* BRIEF: The lines from the top of the material below through the line containing "(0,0) rectangle (773,819);" are to be printed exactly, with pictures omitted.
-------
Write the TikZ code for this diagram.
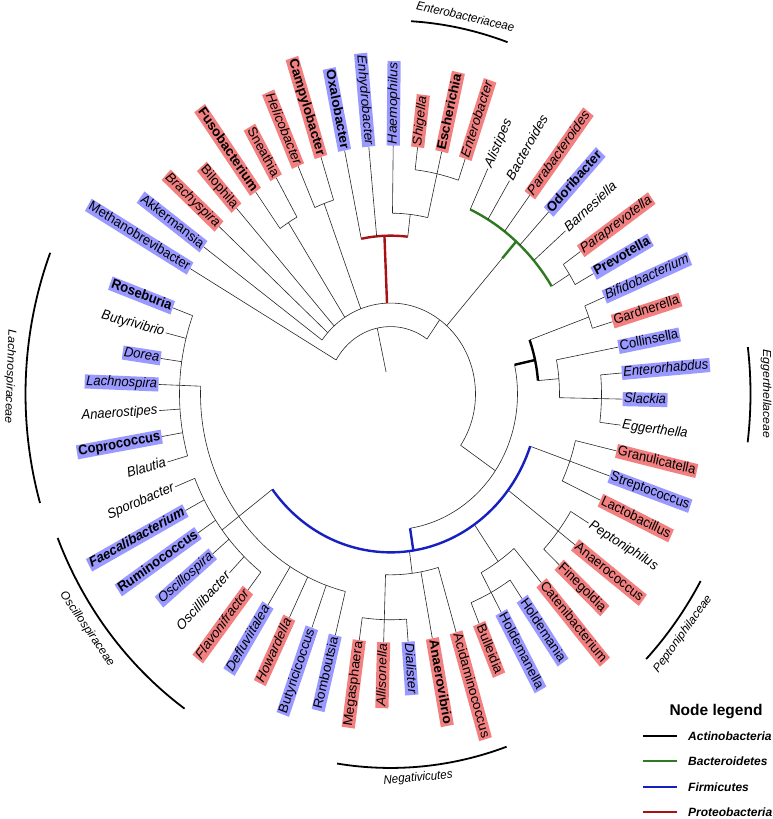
\documentclass[tikz,border=0pt]{standalone}
\usepackage{fontspec}
\setmainfont{Liberation Sans}
\definecolor{BoxRed}{RGB}{242,128,128}
\definecolor{BoxBlue}{RGB}{153,153,255}
\definecolor{PhylGreen}{RGB}{46,122,32}
\definecolor{PhylBlue}{RGB}{22,32,192}
\definecolor{PhylRed}{RGB}{168,16,20}
\newcommand{\leaffont}{\fontsize{13}{15}\selectfont}
% one inner node: stem from parent radius #2 to radius #3, arc over leaf slots #4..#5
\newcommand{\clade}[5][]{%
  \pgfmathsetmacro{\cladeA}{159.7+6.034*#4}%
  \pgfmathsetmacro{\cladeB}{159.7+6.034*#5}%
  \pgfmathsetmacro{\cladeM}{(\cladeA+\cladeB)/2}%
  \draw[branch,#1] (\cladeM:#2) -- (\cladeM:#3)
    (\cladeA:#3) arc[start angle=\cladeA, end angle=\cladeB, radius=#3];%
}

\begin{document}
\begin{tikzpicture}[x=1pt, y=1pt,
  branch/.style={line width=0.6pt, draw=black!85},
  phyl/.style={line width=2.4pt},
  leaf/.style={transform shape, inner xsep=1.5pt, inner ysep=0.5pt,
    text height=9.5pt, text depth=2.7pt, font=\leaffont},
  lr/.style={leaf, fill=BoxRed},
  lb/.style={leaf, fill=BoxBlue},
  ln/.style={leaf},
  up/.style={},
  it/.style={font=\leaffont\itshape},
  bf/.style={font=\leaffont\bfseries},
  bi/.style={font=\leaffont\bfseries\itshape},
  family/.style={transform shape, inner sep=0pt, font=\fontsize{11.5}{13}\selectfont\itshape},
  famarc/.style={line width=1.8pt},
  legtext/.style={inner sep=0pt, anchor=west, font=\fontsize{12}{14}\selectfont\bfseries\itshape}
]
\useasboundingbox (0,0) rectangle (773,819);

\begin{scope}[shift={(390.5,425)}, yscale=1.07]
% tree
\clade{21}{63}{42.25}{58}
\clade{63}{85}{27.5}{57}
\clade{85}{127}{19.75}{35.25}
\clade{148}{190}{3}{16}
\clade{190}{211}{0}{6}
\clade{190}{211}{7}{12}
\clade{148}{169}{18}{21}
\clade{169}{211}{17}{19}
\clade{148}{190}{23}{25}
\clade{190}{211}{22}{24}
\clade{148}{211}{26}{28}
\clade{148}{190}{29}{31}
\clade{148}{169}{33}{35}
\clade{169}{211}{32}{34}
\clade{148}{211}{36}{37}
\clade{190}{211}{38}{39}
\clade{148}{169}{46}{48}
\clade{169}{211}{45}{47}
\clade{85}{190}{51}{52}
\clade{85}{190}{53}{54}
\draw[branch] ({159.7+6.034*41.25}:85) -- ({159.7+6.034*41.25}:169);

% phylum nodes
\clade[phyl,draw=black]{127}{148}{34}{36.5}
\clade[phyl,draw=PhylBlue]{127}{148}{9.5}{30}
\clade[phyl,draw=PhylGreen]{169}{190}{38.5}{44}
\clade[phyl,draw=PhylRed]{85}{148}{47}{50}

% leaves
\foreach \i/\rp/\nm/\bx/\ft in {
  0/211/Roseburia/lb/bf, 1/211/Butyrivibrio/ln/it, 2/211/Dorea/lb/it,
  3/211/Lachnospira/lb/it, 4/211/Anaerostipes/ln/it, 5/211/Coprococcus/lb/bf,
  6/211/Blautia/ln/it, 7/211/Sporobacter/ln/it, 8/211/Faecalibacterium/lb/bi,
  9/211/Ruminococcus/lb/bf, 10/211/Oscillospira/lb/it, 11/211/Oscillibacter/ln/it,
  12/211/Flavonifractor/lr/it, 13/190/Defluviitalea/lb/it, 14/190/Howardella/lr/it,
  15/190/Butyricicoccus/lb/up, 16/190/Romboutsia/lb/up, 17/211/Megasphaera/lr/up,
  18/211/Allisonella/lr/it, 19/211/Dialister/lb/it, 20/169/Anaerovibrio/lr/bf,
  21/169/Acidaminococcus/lr/up, 22/211/Bulleidia/lr/up, 23/211/Holdemanella/lb/up,
  24/211/Holdemania/lb/up, 25/190/Catenibacterium/lr/up, 26/211/Finegoldia/lr/up,
  27/211/Anaerococcus/lr/up, 28/211/Peptoniphilus/ln/it, 29/190/Lactobacillus/lr/up,
  30/190/Streptococcus/lb/up, 31/190/Granulicatella/lr/up, 32/211/Eggerthella/ln/it,
  33/211/Slackia/lb/it, 34/211/Enterorhabdus/lb/it, 35/169/Collinsella/lb/up,
  36/211/Gardnerella/lr/up, 37/211/Bifidobacterium/lb/it, 38/211/Prevotella/lb/bf,
  39/211/Paraprevotella/lr/it, 40/190/Barnesiella/ln/it, 41/190/Odoribacter/lb/bf,
  42/190/Parabacteroides/lr/it, 43/190/Bacteroides/ln/it, 44/190/Alistipes/ln/it,
  45/211/Enterobacter/lr/it, 46/211/Escherichia/lr/bf, 47/211/Shigella/lr/it,
  48/169/Haemophilus/lb/it, 49/148/Enhydrobacter/lb/it, 50/148/Oxalobacter/lb/bf,
  51/190/Campylobacter/lr/bf, 52/190/Helicobacter/lr/it, 53/190/Sneathia/lr/up,
  54/190/Fusobacterium/lr/bf, 55/85/Bilophila/lr/up, 56/85/Brachyspira/lr/it,
  57/85/Akkermansia/lb/up, 58/63/Methanobrevibacter/lb/up}{
  \pgfmathsetmacro{\lfang}{159.7+6.034*\i}
  \pgfmathtruncatemacro{\lft}{and(mod(\lfang,360)>90, mod(\lfang,360)<270)}
  \ifnum\lft=1
    \node[\bx,\ft,rotate=\lfang-180,anchor=east] (lf\i) at (\lfang:232) {\nm};
    \draw[branch] (\lfang:\rp) -- (lf\i.east);
  \else
    \node[\bx,\ft,rotate=\lfang,anchor=west] (lf\i) at (\lfang:232) {\nm};
    \draw[branch] (\lfang:\rp) -- (lf\i.west);
  \fi
}

% families
\draw[famarc] (158.8:365) arc[start angle=158.8, end angle=196.2, radius=365];
\node[family, rotate=-92.4] (fLach) at (177.6:381) {Lachnospiraceae};
\draw[famarc] (202:359) arc[start angle=202, end angle=235, radius=359];
\node[family, rotate=305.9] (fOsc) at (215.9:374.6) {Oscillospiraceae};
\draw[famarc] (261.2:349.5) arc[start angle=261.2, end angle=289.4, radius=349.5];
\node[family, rotate=4.4] (fNeg) at (274.4:360) {Negativicutes};
\draw[famarc] (315.9:356) arc[start angle=315.9, end angle=330.6, radius=356];
\node[family, rotate=52.5] (fPep) at (322.5:368.6) {Peptoniphilaceae};
\draw[famarc] (-7.2:360) arc[start angle=-7.2, end angle=7, radius=360];
\node[family, rotate=-90] (fEgg) at (0:375.5) {Eggerthellaceae};
\draw[famarc] (70.4:349) arc[start angle=70.4, end angle=86.6, radius=349];
\node[family, rotate=-12] (fEnt) at (78:361) {Enterobacteriaceae};
\end{scope}

% legend
\node[inner sep=0pt, font=\fontsize{15.5}{18}\selectfont\bfseries] (lgHead) at (716,107) {Node legend};
\node[legtext] (lgAct) at (688,83) {Actinobacteria};
\node[legtext] (lgBac) at (688,58) {Bacteroidetes};
\node[legtext] (lgFir) at (688,32) {Firmicutes};
\node[legtext] (lgPro) at (688,7) {Proteobacteria};
\draw[line width=2.6pt, black] ([xshift=-45pt]lgAct.west) -- ([xshift=-11pt]lgAct.west);
\draw[line width=2.6pt, PhylGreen] ([xshift=-45pt]lgBac.west) -- ([xshift=-11pt]lgBac.west);
\draw[line width=2.6pt, PhylBlue] ([xshift=-45pt]lgFir.west) -- ([xshift=-11pt]lgFir.west);
\draw[line width=2.6pt, PhylRed] ([xshift=-45pt]lgPro.west) -- ([xshift=-11pt]lgPro.west);
\end{tikzpicture}
\end{document}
-------
* SOLVED PROBLEM:
Write the TikZ code for this diagram.
\documentclass[tikz,border=0pt]{standalone}
\usepackage{fontspec}
\setmainfont{Liberation Sans}
\definecolor{BoxRed}{RGB}{242,128,128}
\definecolor{BoxBlue}{RGB}{153,153,255}
\definecolor{PhylGreen}{RGB}{46,122,32}
\definecolor{PhylBlue}{RGB}{22,32,192}
\definecolor{PhylRed}{RGB}{168,16,20}
\newcommand{\leaffont}{\fontsize{13}{15}\selectfont}
% one inner node: stem from parent radius #2 to radius #3, arc over leaf slots #4..#5
\newcommand{\clade}[5][]{%
  \pgfmathsetmacro{\cladeA}{159.7+6.034*#4}%
  \pgfmathsetmacro{\cladeB}{159.7+6.034*#5}%
  \pgfmathsetmacro{\cladeM}{(\cladeA+\cladeB)/2}%
  \draw[branch,#1] (\cladeM:#2) -- (\cladeM:#3)
    (\cladeA:#3) arc[start angle=\cladeA, end angle=\cladeB, radius=#3];%
}

\begin{document}
\begin{tikzpicture}[x=1pt, y=1pt,
  branch/.style={line width=0.6pt, draw=black!85},
  phyl/.style={line width=2.4pt},
  leaf/.style={transform shape, inner xsep=1.5pt, inner ysep=0.5pt,
    text height=9.5pt, text depth=2.7pt, font=\leaffont},
  lr/.style={leaf, fill=BoxRed},
  lb/.style={leaf, fill=BoxBlue},
  ln/.style={leaf},
  up/.style={},
  it/.style={font=\leaffont\itshape},
  bf/.style={font=\leaffont\bfseries},
  bi/.style={font=\leaffont\bfseries\itshape},
  family/.style={transform shape, inner sep=0pt, font=\fontsize{11.5}{13}\selectfont\itshape},
  famarc/.style={line width=1.8pt},
  legtext/.style={inner sep=0pt, anchor=west, font=\fontsize{12}{14}\selectfont\bfseries\itshape}
]
\useasboundingbox (0,0) rectangle (773,819);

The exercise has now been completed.